Monday, September 21, 2015

A few words on preaching in Catholicism

It's sometimes challenging to be a member of the Pastoral Council at my parish.  In the last 15 years, we've had 4 pastors (in the Archdiocese of Portland, one pastor usually stays 6 to 12 years, with the approval of the Archbishop, so this is a lot of changes quickly).  In addition, before 1996, the parish wasn't dioscean, it was Franciscan- and urban Franciscan at that, which means it had a tendency to attract people "Church shopping" for a comfortably liberal parish.

And then God and Archbishop Vlazney sent us Fr. Steve Stobie.

Excellent Administrator- even with the post 2007 slump, the parish is now back in the black financially.  Wonderful confessor priest- every priest has his own talents, and Fr. Stobie's is the Sacrament of Reconciliation.  Wonderful person too, if you can break through his introversion and actually get to know the man.

But also, a Canon Lawyer who is very conservative for this parish.

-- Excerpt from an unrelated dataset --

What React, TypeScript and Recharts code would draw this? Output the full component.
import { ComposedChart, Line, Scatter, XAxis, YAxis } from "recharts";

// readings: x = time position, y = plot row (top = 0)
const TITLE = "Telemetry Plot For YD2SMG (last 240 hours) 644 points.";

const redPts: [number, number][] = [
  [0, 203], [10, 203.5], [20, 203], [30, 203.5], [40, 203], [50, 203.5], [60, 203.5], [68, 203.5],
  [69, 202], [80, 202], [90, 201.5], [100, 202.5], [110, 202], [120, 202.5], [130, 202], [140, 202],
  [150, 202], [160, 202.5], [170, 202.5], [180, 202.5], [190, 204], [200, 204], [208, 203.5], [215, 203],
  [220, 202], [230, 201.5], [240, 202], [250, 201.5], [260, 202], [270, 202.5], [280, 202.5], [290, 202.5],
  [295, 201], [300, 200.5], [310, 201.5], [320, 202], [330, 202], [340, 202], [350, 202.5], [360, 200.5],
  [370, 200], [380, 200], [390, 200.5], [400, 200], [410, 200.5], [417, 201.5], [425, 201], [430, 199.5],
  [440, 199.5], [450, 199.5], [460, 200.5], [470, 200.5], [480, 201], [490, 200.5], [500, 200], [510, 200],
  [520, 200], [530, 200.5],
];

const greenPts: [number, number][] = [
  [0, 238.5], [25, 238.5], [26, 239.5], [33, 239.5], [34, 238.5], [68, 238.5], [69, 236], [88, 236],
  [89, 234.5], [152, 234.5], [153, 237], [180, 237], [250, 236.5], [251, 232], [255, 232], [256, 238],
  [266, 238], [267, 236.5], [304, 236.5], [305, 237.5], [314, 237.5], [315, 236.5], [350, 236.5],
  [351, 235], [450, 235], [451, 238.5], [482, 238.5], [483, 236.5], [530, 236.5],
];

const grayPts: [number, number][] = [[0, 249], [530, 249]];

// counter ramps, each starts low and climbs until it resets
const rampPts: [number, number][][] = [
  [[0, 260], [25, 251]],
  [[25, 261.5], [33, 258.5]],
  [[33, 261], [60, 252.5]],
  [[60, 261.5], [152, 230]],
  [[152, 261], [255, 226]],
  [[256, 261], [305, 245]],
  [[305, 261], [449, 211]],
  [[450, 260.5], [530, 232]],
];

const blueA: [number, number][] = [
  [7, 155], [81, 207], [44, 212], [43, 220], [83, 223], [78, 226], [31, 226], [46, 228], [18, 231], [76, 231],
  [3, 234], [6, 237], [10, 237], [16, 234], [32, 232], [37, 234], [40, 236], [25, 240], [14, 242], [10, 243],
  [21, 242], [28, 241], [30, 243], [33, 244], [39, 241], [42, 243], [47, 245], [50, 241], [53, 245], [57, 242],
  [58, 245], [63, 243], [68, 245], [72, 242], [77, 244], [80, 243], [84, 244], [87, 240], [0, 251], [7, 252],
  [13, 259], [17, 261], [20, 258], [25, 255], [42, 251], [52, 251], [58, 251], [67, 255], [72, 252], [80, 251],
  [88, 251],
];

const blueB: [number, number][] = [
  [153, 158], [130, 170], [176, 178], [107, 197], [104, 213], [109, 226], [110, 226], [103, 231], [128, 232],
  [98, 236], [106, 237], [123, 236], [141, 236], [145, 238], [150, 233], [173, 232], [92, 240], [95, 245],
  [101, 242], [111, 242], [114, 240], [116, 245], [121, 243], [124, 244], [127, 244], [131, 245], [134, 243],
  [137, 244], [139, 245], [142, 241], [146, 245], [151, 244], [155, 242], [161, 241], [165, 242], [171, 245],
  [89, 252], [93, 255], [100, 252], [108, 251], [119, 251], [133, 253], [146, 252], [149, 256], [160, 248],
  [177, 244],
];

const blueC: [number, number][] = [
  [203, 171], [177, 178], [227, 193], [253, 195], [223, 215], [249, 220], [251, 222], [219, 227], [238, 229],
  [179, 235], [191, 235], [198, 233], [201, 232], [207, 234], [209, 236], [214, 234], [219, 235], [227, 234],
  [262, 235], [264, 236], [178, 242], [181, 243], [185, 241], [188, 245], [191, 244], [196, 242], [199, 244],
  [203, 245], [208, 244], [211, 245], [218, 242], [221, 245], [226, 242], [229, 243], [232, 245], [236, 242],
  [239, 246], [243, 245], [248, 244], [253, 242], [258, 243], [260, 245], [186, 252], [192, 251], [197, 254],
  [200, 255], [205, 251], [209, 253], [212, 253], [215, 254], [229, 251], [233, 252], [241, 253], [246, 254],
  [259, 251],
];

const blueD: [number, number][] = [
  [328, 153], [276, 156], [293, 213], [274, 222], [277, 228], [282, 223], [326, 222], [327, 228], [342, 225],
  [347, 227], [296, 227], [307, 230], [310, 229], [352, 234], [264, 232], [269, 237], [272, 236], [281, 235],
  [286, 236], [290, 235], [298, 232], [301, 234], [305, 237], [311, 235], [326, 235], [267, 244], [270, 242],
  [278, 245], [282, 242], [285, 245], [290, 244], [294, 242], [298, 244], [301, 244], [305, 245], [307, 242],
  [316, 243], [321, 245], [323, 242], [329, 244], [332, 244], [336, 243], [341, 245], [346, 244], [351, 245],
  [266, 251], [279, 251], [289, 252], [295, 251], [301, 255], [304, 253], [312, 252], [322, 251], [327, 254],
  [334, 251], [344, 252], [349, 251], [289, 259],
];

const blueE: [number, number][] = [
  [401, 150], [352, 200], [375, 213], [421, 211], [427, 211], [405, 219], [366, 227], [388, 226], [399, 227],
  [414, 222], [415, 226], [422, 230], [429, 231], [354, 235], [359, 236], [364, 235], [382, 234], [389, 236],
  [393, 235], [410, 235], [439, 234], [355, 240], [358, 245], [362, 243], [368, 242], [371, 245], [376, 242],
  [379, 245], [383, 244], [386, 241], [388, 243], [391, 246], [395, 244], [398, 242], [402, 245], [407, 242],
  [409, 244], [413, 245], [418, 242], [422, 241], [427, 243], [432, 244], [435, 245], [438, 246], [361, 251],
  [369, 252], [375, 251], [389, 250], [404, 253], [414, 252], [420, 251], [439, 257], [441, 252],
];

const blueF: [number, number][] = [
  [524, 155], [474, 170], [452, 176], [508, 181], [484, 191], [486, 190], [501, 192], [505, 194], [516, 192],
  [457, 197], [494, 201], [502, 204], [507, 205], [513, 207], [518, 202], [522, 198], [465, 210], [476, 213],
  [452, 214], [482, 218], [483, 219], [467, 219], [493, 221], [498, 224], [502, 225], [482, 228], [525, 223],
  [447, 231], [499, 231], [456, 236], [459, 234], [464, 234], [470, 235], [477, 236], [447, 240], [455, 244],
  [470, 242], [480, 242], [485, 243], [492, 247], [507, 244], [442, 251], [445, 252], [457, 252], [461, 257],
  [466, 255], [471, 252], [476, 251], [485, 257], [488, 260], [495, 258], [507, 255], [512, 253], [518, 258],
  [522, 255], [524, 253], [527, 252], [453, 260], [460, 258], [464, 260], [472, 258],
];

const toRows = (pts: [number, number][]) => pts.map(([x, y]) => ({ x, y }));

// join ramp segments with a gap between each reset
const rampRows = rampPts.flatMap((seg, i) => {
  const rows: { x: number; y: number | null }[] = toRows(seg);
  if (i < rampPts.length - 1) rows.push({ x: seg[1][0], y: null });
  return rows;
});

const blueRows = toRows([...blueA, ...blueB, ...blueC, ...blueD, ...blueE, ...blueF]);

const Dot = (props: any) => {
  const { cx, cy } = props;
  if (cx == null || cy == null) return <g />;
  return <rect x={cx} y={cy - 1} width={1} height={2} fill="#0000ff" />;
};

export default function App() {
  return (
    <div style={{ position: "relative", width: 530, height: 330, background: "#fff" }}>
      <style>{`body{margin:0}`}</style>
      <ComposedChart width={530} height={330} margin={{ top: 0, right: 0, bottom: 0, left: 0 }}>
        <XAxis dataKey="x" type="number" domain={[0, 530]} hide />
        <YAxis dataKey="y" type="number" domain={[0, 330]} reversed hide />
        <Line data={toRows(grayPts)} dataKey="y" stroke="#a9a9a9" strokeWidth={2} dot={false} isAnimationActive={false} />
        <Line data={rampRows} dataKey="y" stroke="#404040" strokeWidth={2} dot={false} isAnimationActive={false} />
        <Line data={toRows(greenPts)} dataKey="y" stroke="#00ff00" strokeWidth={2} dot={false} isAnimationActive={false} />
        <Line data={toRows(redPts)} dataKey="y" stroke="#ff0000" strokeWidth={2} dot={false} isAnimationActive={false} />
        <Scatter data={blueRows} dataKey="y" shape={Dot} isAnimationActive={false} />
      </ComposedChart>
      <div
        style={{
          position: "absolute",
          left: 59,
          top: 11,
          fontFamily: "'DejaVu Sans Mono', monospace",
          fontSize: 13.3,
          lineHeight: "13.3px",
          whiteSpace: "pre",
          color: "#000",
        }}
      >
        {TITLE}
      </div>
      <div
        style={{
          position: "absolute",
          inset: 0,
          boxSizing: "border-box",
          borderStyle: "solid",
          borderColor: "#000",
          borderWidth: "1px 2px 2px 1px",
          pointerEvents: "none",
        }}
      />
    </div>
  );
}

Which leads me to the link I want to save, and my reason for writing this post. One lady, who apparently did not realize this was a liturgical abuse, complained about how we never hear from women in the homily anymore. Three priests ago, we had a very holy, but also very liberal, pastor who would turn the homily over to lay people quite often. He even did so for me back when I was in high school in a different parish. But that was then, and this is now- post the CDF cleaning up the Y2K General Instruction of the Roman Missal, and thus, we need to hold tight to Canon Law on this issue.

Canon 767 is the main culprit here.  In one of the few places where clericalism is written into Canon Law, only a Bishop, Priest, or Deacon may give the homily- and the homily should be limited to being related  to the readings from the lectionary.

This means that the kind of freewheeling homilies we got used to in the 1970s and 1980s are truly no more; in any parish where the priest is faithful to the General Instruction of the Roman Missal, Canon 767 is followed to the letter.

It also explains why Fr. Stobie, so free in the confessional to be pastoral, gives boring lectures on ancient history for his homilies, and never seems to relate them to the present day.

Fr. Stobie is currently on Sabbatical, and I hope when he returns, he'll have some fresh eyes, fresh insights into the scriptures to share with us.  But if he doesn't, at least now I understand why.